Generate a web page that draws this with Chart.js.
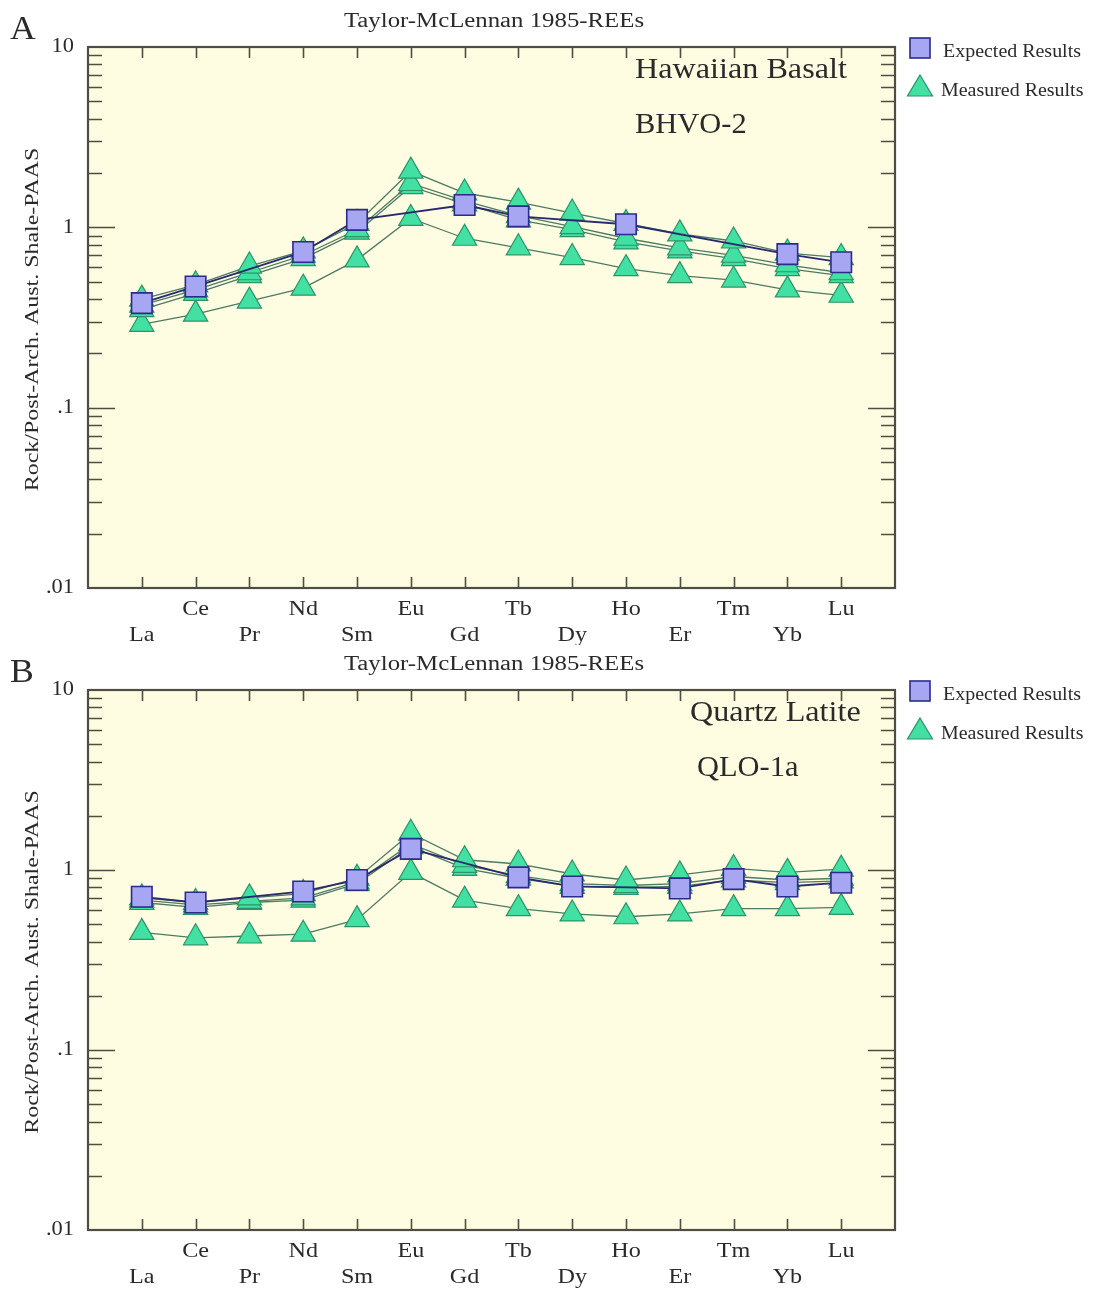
<!DOCTYPE html>
<html><head><meta charset="utf-8">
<script src="https://cdn.jsdelivr.net/npm/chart.js@4.4.0/dist/chart.umd.min.js"></script>
<style>
html,body{margin:0;padding:0;background:#fff;}
#wrap{position:relative;width:1096px;height:1291px;overflow:hidden;}
.pane{position:absolute;left:0;width:1096px;}
canvas{display:block;}
</style></head><body>
<div id="wrap">
<div class="pane" style="top:0;height:645px"><canvas id="cA" width="1096" height="645"></canvas></div>
<div class="pane" style="top:645px;height:646px"><canvas id="cB" width="1096" height="646"></canvas></div>
</div>
<script>
// ---------------- data ----------------
const elements = ['La','Ce','Pr','Nd','Sm','Eu','Gd','Tb','Dy','Ho','Er','Tm','Yb','Lu'];
const yTickValues = [10, 1, 0.1, 0.01];
const yTickLabels = ['10', '1', '.1', '.01'];
const chartTitle = 'Taylor-McLennan 1985-REEs';
const yAxisTitle = 'Rock/Post-Arch. Aust. Shale-PAAS';
const legendLabels = ['Expected Results', 'Measured Results'];

// Panel A: Hawaiian Basalt BHVO-2
const expectedA  = [0.38, 0.47, null, 0.73, 1.10, null, 1.33, 1.15, null, 1.04, null, null, 0.71, 0.64];
const measuredA1 = [0.40, 0.48, 0.61, 0.74, 1.05, 2.05, 1.55, 1.38, 1.20, 1.05, 0.92, 0.84, 0.72, 0.68];
const measuredA2 = [0.37, 0.45, 0.56, 0.70, 0.97, 1.75, 1.40, 1.16, 1.01, 0.87, 0.77, 0.70, 0.62, 0.56];
const measuredA3 = [0.35, 0.43, 0.54, 0.67, 0.94, 1.68, 1.35, 1.10, 0.97, 0.83, 0.74, 0.67, 0.59, 0.54];
const measuredA4 = [0.29, 0.33, 0.39, 0.46, 0.66, 1.12, 0.87, 0.77, 0.68, 0.59, 0.54, 0.51, 0.45, 0.42];

// Panel B: Quartz Latite QLO-1a
const expectedB  = [0.71, 0.66, null, 0.76, 0.88, 1.31, null, 0.91, 0.81, null, 0.79, 0.89, 0.81, 0.85];
const measuredB1 = [0.70, 0.66, 0.70, 0.74, 0.90, 1.60, 1.14, 1.08, 0.95, 0.88, 0.94, 1.02, 0.97, 1.01];
const measuredB2 = [0.68, 0.64, 0.67, 0.70, 0.86, 1.40, 1.06, 0.93, 0.84, 0.82, 0.84, 0.92, 0.88, 0.90];
const measuredB3 = [0.66, 0.62, 0.66, 0.68, 0.84, 1.35, 1.02, 0.90, 0.81, 0.80, 0.81, 0.88, 0.85, 0.87];
const measuredB4 = [0.45, 0.42, 0.43, 0.44, 0.53, 0.97, 0.68, 0.61, 0.57, 0.55, 0.57, 0.61, 0.61, 0.62];

const panelA = {letter: 'A', sample: ['Hawaiian Basalt', 'BHVO-2']};
const panelB = {letter: 'B', sample: ['Quartz Latite', 'QLO-1a']};

// ---------------- styling ----------------
const SERIF = '"Liberation Serif", "Times New Roman", Times, serif';
const TEXT = '#2a2a2a';
const FRAME = '#4e4e42';
const PLOT_BG = '#fffde1';
const SQ_FILL = '#a6a6f3', SQ_EDGE = '#2b2b8c', SQ_LINE = '#2a2a6e';
const TRI_FILL = '#42e0a2', TRI_EDGE = '#2c9468', TRI_LINE = '#4d7a63';

function toXY(arr) { return arr.map((v, i) => ({x: i, y: v})); }

function txt(ctx, s, x, y, size, o) {
  o = o || {};
  ctx.save();
  ctx.translate(x, y);
  if (o.rot) ctx.rotate(o.rot);
  ctx.scale(o.sx || 1, 1);
  ctx.font = size + 'px ' + SERIF;
  ctx.fillStyle = o.color || TEXT;
  ctx.textAlign = o.align || 'left';
  ctx.textBaseline = o.baseline || 'alphabetic';
  ctx.fillText(s, 0, 0);
  ctx.restore();
}

function expectedDs(arr) {
  return {
    label: legendLabels[0], data: toXY(arr), spanGaps: true,
    borderColor: SQ_LINE, borderWidth: 1.8,
    pointStyle: 'rect', pointRadius: 14.5, pointHoverRadius: 14.5,
    pointBackgroundColor: SQ_FILL, pointBorderColor: SQ_EDGE, pointBorderWidth: 1.6,
    tension: 0, fill: false
  };
}
function measuredDs(arr) {
  return {
    label: legendLabels[1], data: toXY(arr), spanGaps: true,
    borderColor: TRI_LINE, borderWidth: 1.3,
    pointStyle: 'triangle', pointRadius: 14, pointHoverRadius: 14,
    pointBackgroundColor: TRI_FILL, pointBorderColor: TRI_EDGE, pointBorderWidth: 1.2,
    tension: 0, fill: false
  };
}

const framePlugin = {
  id: 'frame',
  beforeDatasetsDraw(chart) {
    const {ctx, chartArea: a, scales} = chart;
    const xs = scales.x, ys = scales.y;
    ctx.save();
    ctx.fillStyle = PLOT_BG;
    ctx.fillRect(a.left, a.top, a.right - a.left, a.bottom - a.top);
    ctx.strokeStyle = FRAME;
    ctx.lineWidth = 1.6;
    ctx.beginPath();
    [0.01, 0.1, 1].forEach(d => {
      for (let k = 1; k <= 9; k++) {
        const v = k * d;
        if (v <= 0.01 + 1e-12) continue;
        const y = Math.round(ys.getPixelForValue(v)) + 0.5;
        const len = (k === 1) ? 27 : 14;
        ctx.moveTo(a.left, y); ctx.lineTo(a.left + len, y);
        ctx.moveTo(a.right, y); ctx.lineTo(a.right - len, y);
      }
    });
    elements.forEach((e, i) => {
      const x = Math.round(xs.getPixelForValue(i)) + 0.5;
      ctx.moveTo(x, a.bottom); ctx.lineTo(x, a.bottom - 11);
      ctx.moveTo(x, a.top); ctx.lineTo(x, a.top + 11);
    });
    ctx.stroke();
    ctx.lineWidth = 2.2;
    ctx.strokeRect(a.left, a.top, a.right - a.left, a.bottom - a.top);
    ctx.restore();
  }
};

function makeTextPlugin(panel) {
  return {
    id: 'texts',
    afterDraw(chart) {
      const {ctx, chartArea: a, scales} = chart;
      const xs = scales.x, ys = scales.y;
      txt(ctx, panel.letter, 10, a.top - 8, 34, {sx: 1.05});
      txt(ctx, chartTitle, 494, a.top - 20, 20, {sx: 1.24, align: 'center'});
      yTickValues.forEach((v, i) => {
        txt(ctx, yTickLabels[i], 74, ys.getPixelForValue(v), 20, {sx: 1.12, align: 'right', baseline: 'middle'});
      });
      txt(ctx, yAxisTitle, 33, (a.top + a.bottom) / 2 + 2, 19, {sx: 1.26, align: 'center', baseline: 'middle', rot: -Math.PI / 2});
      elements.forEach((e, i) => {
        const x = xs.getPixelForValue(i);
        const y = (i % 2 === 1) ? a.bottom + 27 : a.bottom + 53;
        txt(ctx, e, x, y, 21, {sx: 1.15, align: 'center'});
      });
      const sx0 = panel.letter === 'A' ? 635 : 690;
      const sx1 = panel.letter === 'A' ? 635 : 697;
      txt(ctx, panel.sample[0], sx0, a.top + 31, 29, {sx: 1.11});
      txt(ctx, panel.sample[1], sx1, a.top + 86, 29, {sx: 1.05});
      const lx = 920;
      const ly1 = a.top + 1, ly2 = a.top + 41;
      ctx.save();
      ctx.fillStyle = SQ_FILL; ctx.strokeStyle = SQ_EDGE; ctx.lineWidth = 1.6;
      ctx.fillRect(lx - 10, ly1 - 10, 20, 20);
      ctx.strokeRect(lx - 10, ly1 - 10, 20, 20);
      ctx.fillStyle = TRI_FILL; ctx.strokeStyle = TRI_EDGE; ctx.lineWidth = 1.2;
      ctx.beginPath();
      ctx.moveTo(lx, ly2 - 13);
      ctx.lineTo(lx + 12.5, ly2 + 8);
      ctx.lineTo(lx - 12.5, ly2 + 8);
      ctx.closePath();
      ctx.fill(); ctx.stroke();
      ctx.restore();
      txt(ctx, legendLabels[0], 943, ly1 + 9, 19, {sx: 1.05});
      txt(ctx, legendLabels[1], 941, ly2 + 8, 19, {sx: 1.05});
    }
  };
}

function makeChart(id, panel, exp, meas, pad) {
  const datasets = [expectedDs(exp)].concat(meas.map(measuredDs));
  return new Chart(document.getElementById(id), {
    type: 'line',
    data: {datasets},
    options: {
      responsive: false,
      animation: false,
      devicePixelRatio: 1,
      layout: {padding: pad},
      scales: {
        x: {type: 'linear', min: -1, max: 14, display: false},
        y: {type: 'logarithmic', min: 0.01, max: 10, display: false}
      },
      plugins: {legend: {display: false}, tooltip: {enabled: false}, title: {display: false}},
      events: []
    },
    plugins: [framePlugin, makeTextPlugin(panel)]
  });
}

makeChart('cA', panelA, expectedA, [measuredA1, measuredA2, measuredA3, measuredA4],
  {left: 88, top: 47, right: 201, bottom: 57});
makeChart('cB', panelB, expectedB, [measuredB1, measuredB2, measuredB3, measuredB4],
  {left: 88, top: 45, right: 201, bottom: 61});
</script>
</body></html>
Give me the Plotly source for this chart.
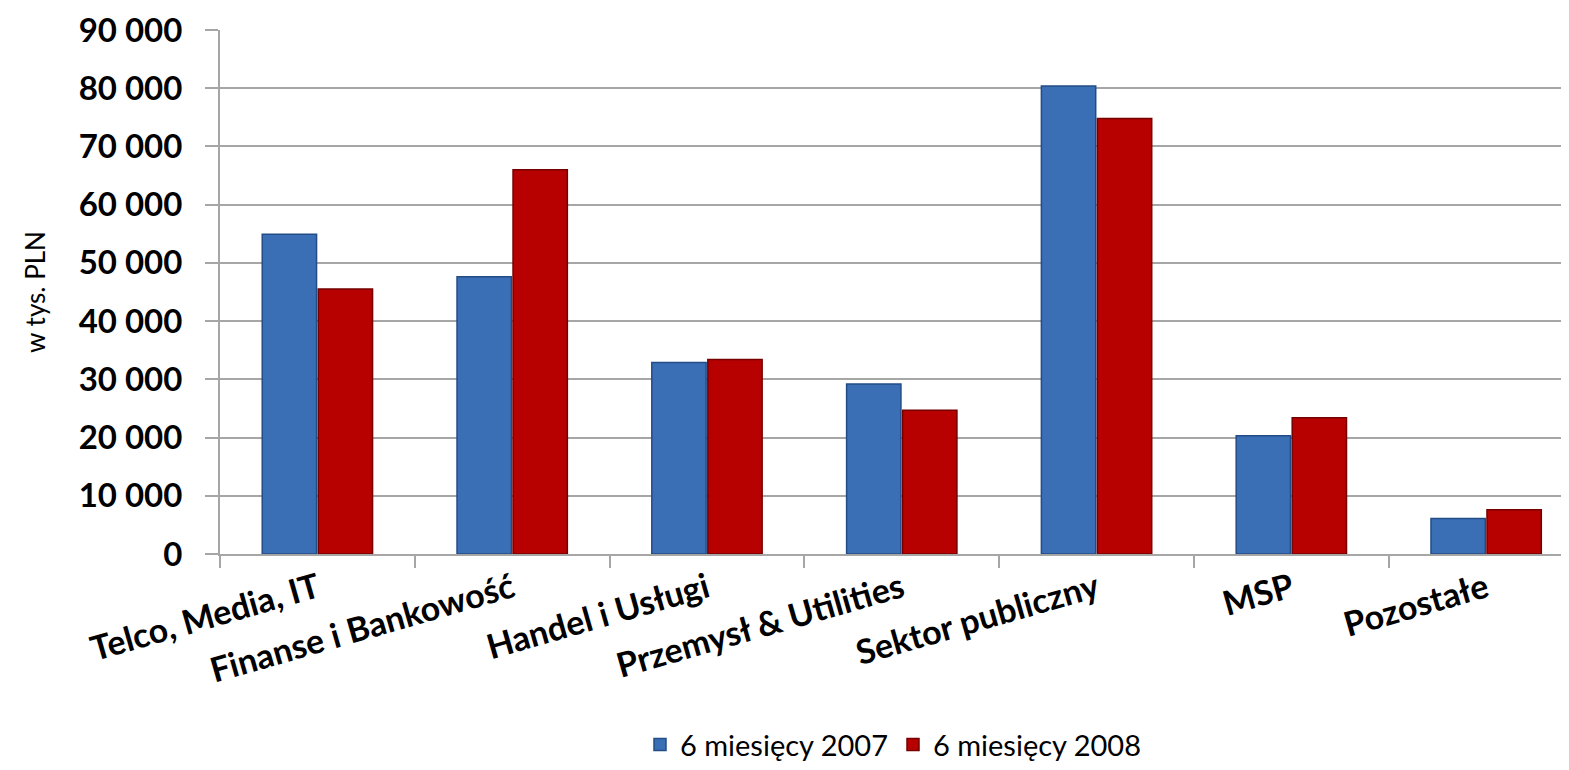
import plotly.graph_objects as go

categories = ["Telco, Media, IT", "Finanse i Bankowość", "Handel i Usługi",
              "Przemysł & Utilities", "Sektor publiczny", "MSP", "Pozostałe"]
series_2007 = [54900, 47600, 32900, 29200, 80400, 20300, 6100]
series_2008 = [45500, 66000, 33400, 24700, 74800, 23400, 7600]
name_2007 = "6 miesięcy 2007"
name_2008 = "6 miesięcy 2008"
y_title = "w tys. PLN"
y_ticks = [0, 10000, 20000, 30000, 40000, 50000, 60000, 70000, 80000, 90000]

FONT = "Lato"
GRID = "#A6A6A6"

fig = go.Figure()
fig.add_trace(go.Bar(x=categories, y=series_2007, name=name_2007,
                     marker=dict(color="#3A6FB6", line=dict(color="#234C86", width=1.5))))
fig.add_trace(go.Bar(x=categories, y=series_2008, name=name_2008,
                     marker=dict(color="#B70000", line=dict(color="#760000", width=1.5))))

fig.update_layout(
    width=1569, height=770,
    margin=dict(l=212, r=11, t=22, b=224, autoexpand=False),
    paper_bgcolor="white", plot_bgcolor="white",
    barmode="group", bargap=0.425, bargroupgap=0.03,
    separators=", ",
    font=dict(family=FONT, color="black"),
    legend=dict(orientation="h", x=0.5, xanchor="center", y=-0.364, yanchor="middle",
                font=dict(family=FONT, size=29, color="black"),
                itemwidth=30, traceorder="normal"),
    showlegend=True,
)
fig.update_yaxes(
    range=[0, 90000], tickvals=y_ticks, tickformat=",d", automargin=False,
    showgrid=True, gridcolor=GRID, gridwidth=2,
    showline=True, linecolor=GRID, linewidth=2,
    ticks="outside", ticklen=13, tickcolor=GRID, tickwidth=2,
    ticklabelstandoff=16,
    tickfont=dict(family=FONT, size=33, color="black", weight="bold"),
    title=dict(text=y_title, font=dict(family=FONT, size=26, color="black"), standoff=26),
    zeroline=False,
)
fig.update_xaxes(
    range=[-0.5, 6.41], automargin=False,
    showline=True, linecolor=GRID, linewidth=2,
    ticks="outside", tickson="boundaries", ticklen=12, tickcolor=GRID, tickwidth=2,
    tickangle=-16,
    tickfont=dict(family=FONT, size=34, color="black", weight="bold"),
)

fig.write_html("out.html")
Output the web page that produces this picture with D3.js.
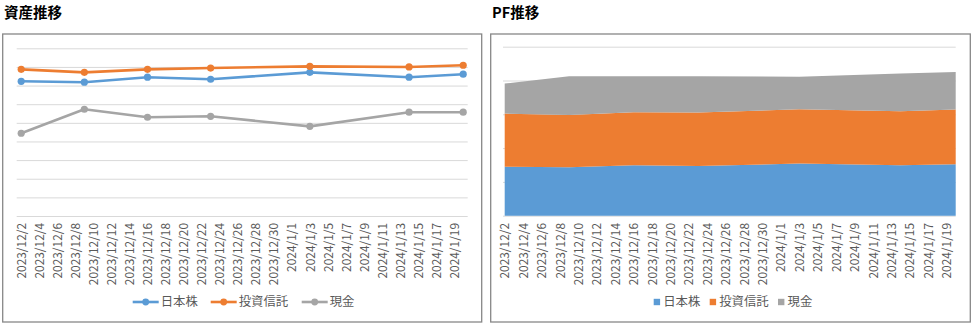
<!DOCTYPE html>
<html>
<head>
<meta charset="utf-8">
<script src="https://cdn.jsdelivr.net/npm/d3@7"></script>
<style>
  html, body { margin: 0; padding: 0; background: #fff; }
  svg { display: block; font-family: "Noto Sans CJK JP", "Noto Sans", sans-serif; }
</style>
</head>
<body>
<svg id="chart" width="975" height="323"></svg>
<script>
// Valuation dates
const dates = ["2023/12/2", "2023/12/9", "2023/12/16", "2023/12/23", "2024/1/3", "2024/1/14", "2024/1/20"];
// Asset values (yen) per category
const japanStocks = [1446000, 1436000, 1490000, 1468000, 1542000, 1490000, 1522000];
const investmentTrusts = [1574000, 1542000, 1574000, 1588000, 1606000, 1600000, 1618000];
const cash = [888000, 1146000, 1060000, 1070000, 962000, 1114000, 1114000];
// Series names and colours
const seriesNames = ["日本株", "投資信託", "現金"];
const seriesColors = ["#5B9BD5", "#ED7D31", "#A5A5A5"];
// Category axis labels (every second day)
const tickLabels = ["2023/12/2", "2023/12/4", "2023/12/6", "2023/12/8", "2023/12/10", "2023/12/12",
  "2023/12/14", "2023/12/16", "2023/12/18", "2023/12/20", "2023/12/22", "2023/12/24", "2023/12/26",
  "2023/12/28", "2023/12/30", "2024/1/1", "2024/1/3", "2024/1/5", "2024/1/7", "2024/1/9",
  "2024/1/11", "2024/1/13", "2024/1/15", "2024/1/17", "2024/1/19"];
const chartTitles = ["資産推移", "PF推移"];

const parse = d3.timeParse("%Y/%m/%d");
const fmt = d3.timeFormat("%Y/%-m/%-d");
const dateObjs = dates.map(parse);
const tickDates = tickLabels.map(parse);
const seriesValues = [japanStocks, investmentTrusts, cash];

const svg = d3.select("#chart");
svg.append("rect").attr("width", 975).attr("height", 323).attr("fill", "#fff");

const textColor = "#595959";
const gridColor = "#d9d9d9";

// ---------- shared pieces ----------
function frame(x, y, w, h) {
  svg.append("rect").attr("x", x).attr("y", y).attr("width", w).attr("height", h)
    .attr("fill", "none").attr("stroke", "#878787").attr("stroke-width", 1.3);
}
function title(x, text) {
  svg.append("text").attr("x", x).attr("y", 17.5).text(text)
    .attr("font-size", 14.5).attr("font-weight", "bold").attr("fill", "#000");
}
function grid(g, y, x0, x1, ticks) {
  g.append("g").attr("transform", `translate(${x0},0)`)
    .call(d3.axisLeft(y).tickValues(ticks).tickSize(-(x1 - x0)).tickFormat(""))
    .call(s => s.select(".domain").remove())
    .call(s => s.selectAll("line").attr("stroke", gridColor).attr("stroke-width", 1));
}
function dateAxis(g, x, top) {
  g.append("g").attr("transform", `translate(0,${top})`)
    .call(d3.axisBottom(x).tickValues(tickDates).tickSize(0).tickFormat(fmt))
    .call(s => s.select(".domain").remove())
    .call(s => s.selectAll("text")
      .attr("transform", "rotate(-90)")
      .attr("x", 0).attr("y", 0).attr("dy", "0.35em")
      .style("text-anchor", "end")
      .attr("fill", textColor)
      .attr("font-size", 11.9)
      .attr("font-family", "\"Noto Sans CJK JP\", sans-serif"));
}

// ---------- left: line chart ----------
frame(2.7, 34, 479, 288);
title(4, chartTitles[0]);
{
  const g = svg.append("g");
  const x0 = 16.7, x1 = 467.7;
  const x = d3.scaleTime()
    .domain([d3.timeHour.offset(dateObjs[0], -12), d3.timeHour.offset(dateObjs[dateObjs.length - 1], 12)])
    .range([x0, x1]);
  const y = d3.scaleLinear().domain([0, 1800000]).range([216, 48.3]);
  grid(g, y, x0, x1, d3.range(0, 1800001, 200000));
  dateAxis(g, x, 223);

  const line = d3.line().x((d, i) => x(dateObjs[i])).y(d => y(d));
  seriesValues.forEach((vals, k) => {
    g.append("path").datum(vals).attr("d", line)
      .attr("fill", "none").attr("stroke", seriesColors[k])
      .attr("stroke-width", 2.6).attr("stroke-linejoin", "round").attr("stroke-linecap", "round");
    g.selectAll(null).data(vals).join("circle")
      .attr("cx", (d, i) => x(dateObjs[i])).attr("cy", d => y(d)).attr("r", 3.6)
      .attr("fill", seriesColors[k]);
  });

  // legend
  const lg = g.append("g").attr("transform", "translate(0,302)");
  const legendX = [132.7, 210.7, 301.7];
  seriesNames.forEach((name, k) => {
    const lx = legendX[k];
    lg.append("line").attr("x1", lx).attr("x2", lx + 26).attr("y1", 0).attr("y2", 0)
      .attr("stroke", seriesColors[k]).attr("stroke-width", 2.6);
    lg.append("circle").attr("cx", lx + 13).attr("cy", 0).attr("r", 3.4).attr("fill", seriesColors[k]);
    lg.append("text").attr("x", lx + 28).attr("y", 0).attr("dy", "0.36em")
      .attr("font-size", 12.4).attr("fill", textColor).text(name);
  });
}

// ---------- right: stacked area chart ----------
frame(490.7, 34, 479.6, 288);
title(492, chartTitles[1]);
{
  const g = svg.append("g");
  const x0 = 504.7, x1 = 955.7;
  const x = d3.scaleTime().domain([dateObjs[0], dateObjs[dateObjs.length - 1]]).range([x0, x1]);
  const y = d3.scaleLinear().domain([0, 5000000]).range([215.7, 46.7]);
  grid(g, y, x0 - 1.7, x1, d3.range(0, 5000001, 1000000));

  const rows = dates.map((d, i) => ({ i, s0: japanStocks[i], s1: investmentTrusts[i], s2: cash[i] }));
  const stacked = d3.stack().keys(["s0", "s1", "s2"])(rows);
  const area = d3.area()
    .x(d => x(dateObjs[d.data.i]))
    .y0(d => y(d[0])).y1(d => y(d[1]));
  g.selectAll(null).data(stacked).join("path")
    .attr("d", area).attr("fill", (d, k) => seriesColors[k]);

  dateAxis(g, x, 223);

  // legend
  const lg = g.append("g").attr("transform", "translate(0,302)");
  const legendX = [653.7, 709.7, 778];
  seriesNames.forEach((name, k) => {
    const lx = legendX[k];
    lg.append("rect").attr("x", lx).attr("y", -3.2).attr("width", 6.4).attr("height", 6.4)
      .attr("fill", seriesColors[k]);
    lg.append("text").attr("x", lx + 9.5).attr("y", 0).attr("dy", "0.36em")
      .attr("font-size", 12.4).attr("fill", textColor).text(name);
  });
}
</script>
</body>
</html>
--------------------
- **Description of the task**: Hand back the exact lines from the start of the entries to the line with "const legendLabels = ['Expected", both ends kept and pictures left out.

- **Completed exercise**:
Generate a web page that draws this with Chart.js.
<!DOCTYPE html>
<html><head><meta charset="utf-8">
<script src="https://cdn.jsdelivr.net/npm/chart.js@4.4.0/dist/chart.umd.min.js"></script>
<style>
html,body{margin:0;padding:0;background:#fff;}
#wrap{position:relative;width:1096px;height:1291px;overflow:hidden;}
.pane{position:absolute;left:0;width:1096px;}
canvas{display:block;}
</style></head><body>
<div id="wrap">
<div class="pane" style="top:0;height:645px"><canvas id="cA" width="1096" height="645"></canvas></div>
<div class="pane" style="top:645px;height:646px"><canvas id="cB" width="1096" height="646"></canvas></div>
</div>
<script>
// ---------------- data ----------------
const elements = ['La','Ce','Pr','Nd','Sm','Eu','Gd','Tb','Dy','Ho','Er','Tm','Yb','Lu'];
const yTickValues = [10, 1, 0.1, 0.01];
const yTickLabels = ['10', '1', '.1', '.01'];
const chartTitle = 'Taylor-McLennan 1985-REEs';
const yAxisTitle = 'Rock/Post-Arch. Aust. Shale-PAAS';
const legendLabels = ['Expected Results', 'Measured Results'];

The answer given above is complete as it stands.